Postby ijor » Thu Nov 02, 2017 9:22 pm

JimDrew wrote:For a standard FDC like the WD1772, 8277A, etc., where it's not really possible measure the time between bitcells (it's difficult enough to measure the time for each sector like with Rob's protection), you could get away with bitcells varying in length.


That is correct. The DMA in the ST makes things even more difficult.

This protection appears to be just counting the number of bytes between the write splices.


Not at all. The protection reads the exact full, circular (which means including the data that crosses the write splice), content of the track as it is interpreted by the PLL. It then computes some kind of checksum. This depends on exactly how the end of the recording overlaps the start of the revolution.

So what matters, besides the exact number of flux transitions, is the distance between the last transition written and the first one. Or more precisely, the distance between the last transition recorded and the next one in circular order (that was recorded at the beginning of the revolution). Because the bitcell as read by the PLL depends on this distance. You need a precision in the order of a single microsecond accumulated in the whole revolution to match this special bitcell at the write splice.
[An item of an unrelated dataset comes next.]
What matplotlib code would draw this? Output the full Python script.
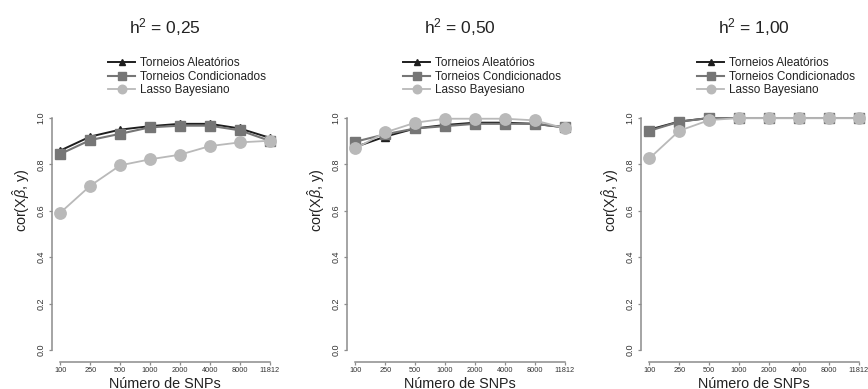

Drive speeds are probably more consistent than you realize, at least with the dozen or so different 3.5" drives I have tested. The biggest variance I see is in old 5.25" drives that use a belt drive.


May be, I didn't perform tons of statistics. But checking the speed variation on this very same image, it seems to be quite significant, much more than a microsecond.

npomarede wrote:this is the theory, but it seems others users were not able to create a correct copy despite using the splice mode on track 3 as you suggested.


He needs to implement that verify and retry writing mode to produce a better match. That special mode, as I understand, is still not implemented.

Edit: It remains to be seen if it would work with that mode. IMHO it depends on the drive, and in this specific case if the protection check has some tolerance (it seem it has). But without this special mode, it has no chances.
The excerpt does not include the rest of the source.